The task:
Quote every line from the top of the listing down to and including the line that contains "import pandas as pd".

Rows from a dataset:
************

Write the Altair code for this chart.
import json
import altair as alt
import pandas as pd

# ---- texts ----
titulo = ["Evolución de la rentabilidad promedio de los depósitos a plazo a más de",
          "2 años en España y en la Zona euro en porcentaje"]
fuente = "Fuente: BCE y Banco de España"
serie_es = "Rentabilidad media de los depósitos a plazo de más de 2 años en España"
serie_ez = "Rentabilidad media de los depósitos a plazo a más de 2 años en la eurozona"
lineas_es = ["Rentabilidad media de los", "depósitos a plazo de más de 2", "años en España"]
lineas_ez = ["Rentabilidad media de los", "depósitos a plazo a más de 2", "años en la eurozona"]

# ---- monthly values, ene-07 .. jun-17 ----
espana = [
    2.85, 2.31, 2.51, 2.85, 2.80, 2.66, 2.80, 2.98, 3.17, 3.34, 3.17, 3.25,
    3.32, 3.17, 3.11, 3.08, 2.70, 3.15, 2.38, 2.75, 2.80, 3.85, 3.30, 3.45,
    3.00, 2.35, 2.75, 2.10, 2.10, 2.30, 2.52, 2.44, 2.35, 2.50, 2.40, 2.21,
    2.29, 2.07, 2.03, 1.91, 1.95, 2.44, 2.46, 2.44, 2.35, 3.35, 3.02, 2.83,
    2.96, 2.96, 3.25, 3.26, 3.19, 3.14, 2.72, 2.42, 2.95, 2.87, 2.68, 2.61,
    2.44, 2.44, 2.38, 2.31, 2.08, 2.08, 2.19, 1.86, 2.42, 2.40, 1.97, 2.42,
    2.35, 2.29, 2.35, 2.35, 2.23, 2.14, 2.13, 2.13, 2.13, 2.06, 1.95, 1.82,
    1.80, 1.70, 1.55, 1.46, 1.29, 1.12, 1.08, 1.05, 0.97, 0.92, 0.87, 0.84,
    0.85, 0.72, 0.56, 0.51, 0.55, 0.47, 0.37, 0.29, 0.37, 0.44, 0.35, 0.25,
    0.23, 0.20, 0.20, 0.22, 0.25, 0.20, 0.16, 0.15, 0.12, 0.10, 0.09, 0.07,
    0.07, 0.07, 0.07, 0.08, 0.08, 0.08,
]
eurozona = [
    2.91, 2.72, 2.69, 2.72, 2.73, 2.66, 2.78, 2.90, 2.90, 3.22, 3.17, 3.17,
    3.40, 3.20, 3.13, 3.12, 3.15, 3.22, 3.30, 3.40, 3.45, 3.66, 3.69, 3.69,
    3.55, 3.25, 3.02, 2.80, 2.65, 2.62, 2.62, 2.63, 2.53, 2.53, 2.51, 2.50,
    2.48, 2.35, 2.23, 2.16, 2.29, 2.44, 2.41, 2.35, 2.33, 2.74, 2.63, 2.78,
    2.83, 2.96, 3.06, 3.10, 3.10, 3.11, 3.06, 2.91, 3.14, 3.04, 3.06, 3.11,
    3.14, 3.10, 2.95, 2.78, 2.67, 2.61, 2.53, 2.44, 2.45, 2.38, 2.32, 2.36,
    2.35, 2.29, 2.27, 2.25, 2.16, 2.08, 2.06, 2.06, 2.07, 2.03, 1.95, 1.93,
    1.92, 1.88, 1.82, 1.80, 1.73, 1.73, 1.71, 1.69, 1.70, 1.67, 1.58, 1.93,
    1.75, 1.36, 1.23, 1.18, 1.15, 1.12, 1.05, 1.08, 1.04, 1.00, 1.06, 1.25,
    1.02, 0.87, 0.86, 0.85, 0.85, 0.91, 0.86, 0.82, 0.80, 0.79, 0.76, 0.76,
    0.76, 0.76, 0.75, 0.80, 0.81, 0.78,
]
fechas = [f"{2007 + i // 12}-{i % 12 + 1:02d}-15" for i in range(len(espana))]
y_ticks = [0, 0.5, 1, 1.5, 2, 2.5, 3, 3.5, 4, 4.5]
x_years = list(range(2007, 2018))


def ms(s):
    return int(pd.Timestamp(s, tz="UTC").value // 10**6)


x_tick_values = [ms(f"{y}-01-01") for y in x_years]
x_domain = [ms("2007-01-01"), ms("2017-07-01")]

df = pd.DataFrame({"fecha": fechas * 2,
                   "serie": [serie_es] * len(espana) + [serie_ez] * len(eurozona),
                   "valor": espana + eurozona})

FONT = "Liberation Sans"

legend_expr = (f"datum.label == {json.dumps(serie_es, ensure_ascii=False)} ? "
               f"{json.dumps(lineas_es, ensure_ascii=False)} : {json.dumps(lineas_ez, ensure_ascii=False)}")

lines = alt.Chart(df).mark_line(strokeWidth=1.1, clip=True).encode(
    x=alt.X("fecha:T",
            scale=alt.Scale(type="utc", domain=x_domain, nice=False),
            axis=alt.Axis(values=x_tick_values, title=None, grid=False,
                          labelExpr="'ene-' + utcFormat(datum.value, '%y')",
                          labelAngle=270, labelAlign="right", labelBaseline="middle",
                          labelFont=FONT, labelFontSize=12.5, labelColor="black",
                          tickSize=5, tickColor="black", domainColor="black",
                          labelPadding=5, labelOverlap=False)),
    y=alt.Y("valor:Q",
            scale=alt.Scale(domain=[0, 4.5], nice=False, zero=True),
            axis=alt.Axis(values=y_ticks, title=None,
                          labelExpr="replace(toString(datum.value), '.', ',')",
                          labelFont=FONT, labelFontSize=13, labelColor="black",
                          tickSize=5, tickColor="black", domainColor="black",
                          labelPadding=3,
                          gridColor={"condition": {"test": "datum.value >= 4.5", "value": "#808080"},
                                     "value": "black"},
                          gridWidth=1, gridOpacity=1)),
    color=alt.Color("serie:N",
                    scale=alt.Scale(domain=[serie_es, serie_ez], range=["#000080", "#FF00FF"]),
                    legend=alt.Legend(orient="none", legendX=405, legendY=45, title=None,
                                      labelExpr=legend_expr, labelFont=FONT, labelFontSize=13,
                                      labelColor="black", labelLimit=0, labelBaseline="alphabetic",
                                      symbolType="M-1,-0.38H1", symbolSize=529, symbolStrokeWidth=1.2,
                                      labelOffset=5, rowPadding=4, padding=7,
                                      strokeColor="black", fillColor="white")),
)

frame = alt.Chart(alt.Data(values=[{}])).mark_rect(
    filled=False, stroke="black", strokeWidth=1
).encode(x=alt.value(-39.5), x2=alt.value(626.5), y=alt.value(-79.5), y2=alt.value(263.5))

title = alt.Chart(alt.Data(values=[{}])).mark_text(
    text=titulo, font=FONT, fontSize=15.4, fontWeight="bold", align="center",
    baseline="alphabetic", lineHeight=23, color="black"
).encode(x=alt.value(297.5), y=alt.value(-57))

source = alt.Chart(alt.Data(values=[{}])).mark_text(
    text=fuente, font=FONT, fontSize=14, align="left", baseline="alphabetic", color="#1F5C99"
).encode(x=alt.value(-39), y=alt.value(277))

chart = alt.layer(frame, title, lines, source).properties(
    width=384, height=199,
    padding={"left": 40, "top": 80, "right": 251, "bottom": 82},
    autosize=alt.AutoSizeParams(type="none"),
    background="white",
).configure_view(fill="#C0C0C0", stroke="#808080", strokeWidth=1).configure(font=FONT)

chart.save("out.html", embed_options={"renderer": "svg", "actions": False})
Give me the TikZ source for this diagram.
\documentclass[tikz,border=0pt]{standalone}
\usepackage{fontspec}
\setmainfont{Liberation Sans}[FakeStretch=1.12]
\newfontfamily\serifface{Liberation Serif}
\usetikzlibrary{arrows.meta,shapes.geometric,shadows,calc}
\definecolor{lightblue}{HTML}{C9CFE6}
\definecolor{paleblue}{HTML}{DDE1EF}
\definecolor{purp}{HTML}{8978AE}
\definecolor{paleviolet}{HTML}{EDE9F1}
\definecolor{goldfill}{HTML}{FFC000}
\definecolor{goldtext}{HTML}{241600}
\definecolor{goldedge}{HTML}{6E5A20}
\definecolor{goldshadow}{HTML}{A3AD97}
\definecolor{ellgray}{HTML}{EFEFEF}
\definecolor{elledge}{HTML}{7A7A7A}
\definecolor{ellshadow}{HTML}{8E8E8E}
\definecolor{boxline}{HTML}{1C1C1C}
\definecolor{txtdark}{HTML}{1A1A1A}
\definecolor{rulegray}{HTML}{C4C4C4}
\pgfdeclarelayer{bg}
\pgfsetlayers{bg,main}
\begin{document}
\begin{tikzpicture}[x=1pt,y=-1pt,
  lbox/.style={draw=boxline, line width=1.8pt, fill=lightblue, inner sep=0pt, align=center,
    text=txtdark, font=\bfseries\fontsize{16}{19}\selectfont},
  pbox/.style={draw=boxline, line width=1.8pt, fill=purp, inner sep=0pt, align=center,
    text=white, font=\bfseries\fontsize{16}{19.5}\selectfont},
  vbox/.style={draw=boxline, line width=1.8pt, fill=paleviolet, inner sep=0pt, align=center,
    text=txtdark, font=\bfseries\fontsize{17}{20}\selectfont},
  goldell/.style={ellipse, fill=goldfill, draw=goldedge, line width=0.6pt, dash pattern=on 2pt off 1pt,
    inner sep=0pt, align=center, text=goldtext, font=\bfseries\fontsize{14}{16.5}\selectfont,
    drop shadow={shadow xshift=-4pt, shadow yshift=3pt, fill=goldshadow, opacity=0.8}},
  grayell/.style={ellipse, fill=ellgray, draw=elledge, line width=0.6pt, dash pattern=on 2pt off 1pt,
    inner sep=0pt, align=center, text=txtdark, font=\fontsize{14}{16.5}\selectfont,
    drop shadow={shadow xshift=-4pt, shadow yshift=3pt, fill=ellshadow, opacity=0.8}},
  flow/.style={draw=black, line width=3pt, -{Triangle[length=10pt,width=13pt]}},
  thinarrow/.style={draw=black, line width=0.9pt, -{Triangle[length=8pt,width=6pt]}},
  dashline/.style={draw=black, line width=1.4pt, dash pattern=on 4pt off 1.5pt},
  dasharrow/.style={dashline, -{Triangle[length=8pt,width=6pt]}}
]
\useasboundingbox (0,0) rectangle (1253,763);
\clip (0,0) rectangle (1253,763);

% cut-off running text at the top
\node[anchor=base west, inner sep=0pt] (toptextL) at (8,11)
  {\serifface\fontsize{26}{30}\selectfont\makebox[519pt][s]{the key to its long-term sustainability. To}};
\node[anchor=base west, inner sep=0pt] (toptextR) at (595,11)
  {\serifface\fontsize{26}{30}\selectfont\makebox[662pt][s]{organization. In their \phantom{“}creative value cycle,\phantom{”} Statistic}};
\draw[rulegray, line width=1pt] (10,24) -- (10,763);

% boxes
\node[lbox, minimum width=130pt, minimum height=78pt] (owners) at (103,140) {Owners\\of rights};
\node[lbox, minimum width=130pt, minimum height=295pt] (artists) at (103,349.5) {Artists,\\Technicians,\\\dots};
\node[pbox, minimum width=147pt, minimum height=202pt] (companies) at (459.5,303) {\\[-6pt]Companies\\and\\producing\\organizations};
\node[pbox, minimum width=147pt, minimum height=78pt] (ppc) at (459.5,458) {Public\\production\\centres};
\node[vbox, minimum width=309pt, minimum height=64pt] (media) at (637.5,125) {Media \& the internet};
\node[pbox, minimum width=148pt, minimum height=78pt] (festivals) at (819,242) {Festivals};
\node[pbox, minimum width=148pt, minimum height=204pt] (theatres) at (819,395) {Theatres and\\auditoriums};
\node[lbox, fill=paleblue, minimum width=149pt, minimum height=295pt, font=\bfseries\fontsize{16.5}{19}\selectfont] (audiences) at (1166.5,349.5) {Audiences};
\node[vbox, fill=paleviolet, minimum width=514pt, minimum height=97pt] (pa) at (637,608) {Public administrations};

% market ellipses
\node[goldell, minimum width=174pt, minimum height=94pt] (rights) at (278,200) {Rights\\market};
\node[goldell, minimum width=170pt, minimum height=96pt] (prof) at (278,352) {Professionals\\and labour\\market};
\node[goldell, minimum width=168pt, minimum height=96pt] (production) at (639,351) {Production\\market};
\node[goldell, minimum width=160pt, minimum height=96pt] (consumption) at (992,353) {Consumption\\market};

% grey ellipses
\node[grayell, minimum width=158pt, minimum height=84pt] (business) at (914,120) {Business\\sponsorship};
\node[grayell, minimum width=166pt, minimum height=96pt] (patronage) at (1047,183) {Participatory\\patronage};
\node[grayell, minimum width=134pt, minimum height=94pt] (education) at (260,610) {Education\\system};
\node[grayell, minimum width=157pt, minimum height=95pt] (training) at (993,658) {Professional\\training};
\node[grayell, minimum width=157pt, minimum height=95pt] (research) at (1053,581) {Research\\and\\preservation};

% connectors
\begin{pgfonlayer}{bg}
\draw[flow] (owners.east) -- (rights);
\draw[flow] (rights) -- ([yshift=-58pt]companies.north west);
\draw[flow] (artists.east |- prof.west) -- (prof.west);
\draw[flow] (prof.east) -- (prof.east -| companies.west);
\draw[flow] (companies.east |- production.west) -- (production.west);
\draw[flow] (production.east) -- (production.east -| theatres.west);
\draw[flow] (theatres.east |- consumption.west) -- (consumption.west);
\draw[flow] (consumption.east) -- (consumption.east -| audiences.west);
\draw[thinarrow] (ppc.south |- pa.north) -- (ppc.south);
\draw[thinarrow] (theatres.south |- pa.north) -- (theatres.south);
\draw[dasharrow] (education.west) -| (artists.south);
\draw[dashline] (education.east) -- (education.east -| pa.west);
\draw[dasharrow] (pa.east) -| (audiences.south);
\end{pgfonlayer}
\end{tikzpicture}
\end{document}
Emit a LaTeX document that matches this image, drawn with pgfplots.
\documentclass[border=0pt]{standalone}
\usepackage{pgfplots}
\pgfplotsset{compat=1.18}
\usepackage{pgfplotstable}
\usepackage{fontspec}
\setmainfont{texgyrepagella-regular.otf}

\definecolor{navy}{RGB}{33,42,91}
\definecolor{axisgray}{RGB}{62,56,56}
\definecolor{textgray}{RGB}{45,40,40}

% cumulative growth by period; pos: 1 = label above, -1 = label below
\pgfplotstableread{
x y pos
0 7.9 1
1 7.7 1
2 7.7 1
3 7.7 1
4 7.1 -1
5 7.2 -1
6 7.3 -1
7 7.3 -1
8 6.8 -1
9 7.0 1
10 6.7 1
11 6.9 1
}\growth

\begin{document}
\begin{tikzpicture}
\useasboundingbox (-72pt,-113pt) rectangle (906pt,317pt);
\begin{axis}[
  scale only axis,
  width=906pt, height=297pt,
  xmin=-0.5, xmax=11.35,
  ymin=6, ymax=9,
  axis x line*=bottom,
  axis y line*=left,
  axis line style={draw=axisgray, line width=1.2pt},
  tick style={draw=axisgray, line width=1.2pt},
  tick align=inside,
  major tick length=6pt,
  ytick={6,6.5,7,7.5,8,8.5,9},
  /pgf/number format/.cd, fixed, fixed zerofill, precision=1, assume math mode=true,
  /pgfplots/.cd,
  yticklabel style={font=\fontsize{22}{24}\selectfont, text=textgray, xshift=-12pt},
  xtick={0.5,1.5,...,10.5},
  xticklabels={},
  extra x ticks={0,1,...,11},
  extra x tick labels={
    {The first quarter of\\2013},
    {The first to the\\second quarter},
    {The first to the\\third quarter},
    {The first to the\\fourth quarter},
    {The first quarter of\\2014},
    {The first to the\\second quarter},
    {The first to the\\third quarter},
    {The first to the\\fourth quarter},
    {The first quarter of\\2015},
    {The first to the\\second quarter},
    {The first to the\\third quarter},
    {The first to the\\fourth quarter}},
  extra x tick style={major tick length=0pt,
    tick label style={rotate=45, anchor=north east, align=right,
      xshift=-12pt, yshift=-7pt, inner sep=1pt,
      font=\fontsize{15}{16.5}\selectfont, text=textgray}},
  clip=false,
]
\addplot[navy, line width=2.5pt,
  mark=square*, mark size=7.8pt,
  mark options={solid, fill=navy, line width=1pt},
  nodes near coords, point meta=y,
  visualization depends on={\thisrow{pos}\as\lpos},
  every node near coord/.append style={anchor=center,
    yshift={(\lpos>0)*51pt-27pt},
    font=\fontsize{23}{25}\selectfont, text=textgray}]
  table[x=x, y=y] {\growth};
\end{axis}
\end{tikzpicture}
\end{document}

************

Task result:
Write the Altair code for this chart.
import json
import altair as alt
import pandas as pd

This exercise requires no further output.